Keith Waterhouse

Author

  • Born: February 6, 1929
  • Birthplace: Leeds, England
  • Died: September 4, 2009
  • Place of death: London, England

Biography

As a playwright, Keith Waterhouse’s name is usually linked with that of his collaborator, Willis Hall, with whom he grew up in Leeds, Yorkshire, England. Their fruitful collaboration has led to their being called “the Writing Factory.”

Waterhouse was born into a working-class family in 1929. He was not university educated but received his formal education at the Leeds College of Commerce, which he attended before fulfilling his military obligation in the Royal Air Force. With this obligation behind him, he returned to Yorkshire, where he worked as a journalist until he moved to London in 1951. In London, he distinguished himself as a newspaper columnist and critic.
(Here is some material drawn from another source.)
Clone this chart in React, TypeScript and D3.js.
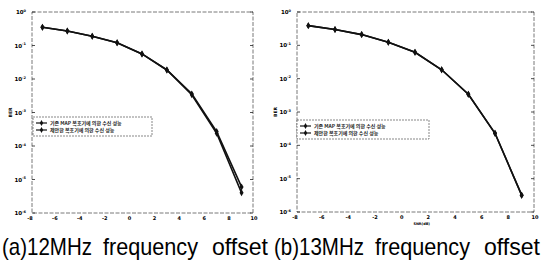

Waterhouse is well known as a novelist, although he functions equally effectively as a playwright. His first novel, There Is a Happy Land (1957), is a nostalgic reflection on childhood in his native Yorkshire. In his next novel, Billy Liar (1960), he found his true métier. This book led Waterhouse to his first collaboration with Hall, with whom he adapted the novel as a play and a film. He also published a sequel, Billy Liar on the Moon (1975), and went on to publish more than a dozen additional novels as well as two autobiographical volumes, two handbooks on writing style that have grown out of his work as a journalist, and collections of his newspaper columns.

His enthusiasm for George and Weedon Grossmith’s novel The Diary of Nobody (1892) led him to create three works around it: a play entitled Mr. and Mrs. Nobody, a comic diary entitled Mrs. Pooter’s Diary, and The Collected Letters of a Nobody. He also created a play from Jeffrey Bernard’s newspaper columns, Jeffrey Bernard Is Unwell, a comedy that was very well received by audiences, particularly male audiences. Women generally have responded less enthusiastically to Waterhouse’s writing than their male counterparts.

The three Hall-Waterhouse collaborations that followed Billy Liar all focused on the working-class people whom both authors knew well from their formative days in Leeds. These plays featured social commentary leavened by humor and were extremely popular with audiences, as were such outright farces as Say Who You Are, Who’s Who, and the hilarious Whoops-a-Daisy. In 1964, impressed by the exceptional success of the comic production Beyond the Fringe, Hall and Waterhouse attempted a similar production with England, Our England. Although their play did not gain the international audience that Beyond the Fringe attracted, it was an unmitigated success in London.

The very quantity of Waterhouse’s writing has left some critics abashed and has led to mixed reviews of his work. However, one notable critic, Auberon Waugh, has called him the best living British writer. Despite critics’ opinions, the public, especially the male segment of the public, has relished Waterhouse’s work and his collaborations.